Why should voters concerned for the environment vote for the Green Party while you lead it?

5 Responses to “IPP’s are a black mark against the Greens, Dr. Weaver”

  1. Gary says:

    Weaver is a fail. He has managed to bullshit his way into an MLA POSITION BUT IS bad FOR bc… HE SOUNDS LIKE A WANNABE LIBERAL… Greens suck in BC……

  2. Brian Fisher says:

    Dead on Rafe.
    And now the Green Party (Weaver) proposes developing energy alternatives by offering “sweetheart” PPP deals to IPPs for solar, and wind energy.
    Where is WAC when we need him ?
    Giving away the provinces assets through sweetheart IPP deals is wrong whether it is to General Electric, Exxon, Petronas or Siemens.
    The end does not justify the means.
    I’m sure that the beneficiaries of these “sweetheart contracts” will- as did the Campbell set – make appropriate donations to the party – but that doesn’t justify the giveaway.

  3. […] In fact, prior to his decision in 2009 to support the Campbell Energy Plan and its IPP program, Dr. Weaver didn’t bother to visit the easily accessible Ashlu River project, all but completed, to see for himself what an ecological catastrophe but baldly stated IPP energy to be “clean and green”. Even as recently as this month Dr. Weaver declared to me that IPPs were merely waterwheels! […]

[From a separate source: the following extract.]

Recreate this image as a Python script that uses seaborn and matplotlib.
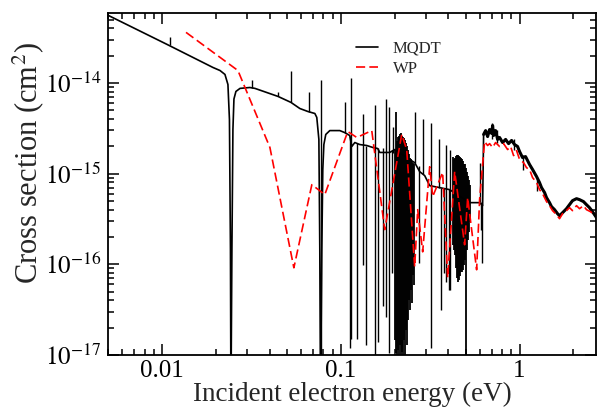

  4. […] In fact, prior to his decision in 2009 to support the Campbell Energy Plan and its IPP program, Dr. Weaver didn’t bother to visit the easily accessible Ashlu River project, all but completed, to see for himself what an ecological catastrophe but baldly stated IPP energy to be “clean and green”. Even as recently as this month Dr. Weaver declared to me that IPPs were merely waterwheels! […]

  5. Donovan says:

    Run of river power projects are an important energy source for many rural and indigenous communities. The BC Liberals have created a terrible reputation for run of river power producers. Done properly ROR power draws at most 25% of a creek or river. Rafe, given that you have such harsh words for Dr. Weaver, what do you think of the BC Liberals support for Site C and the BCndp’s flip flopping on it? BC greens have been clear that Site C is beyond dumb.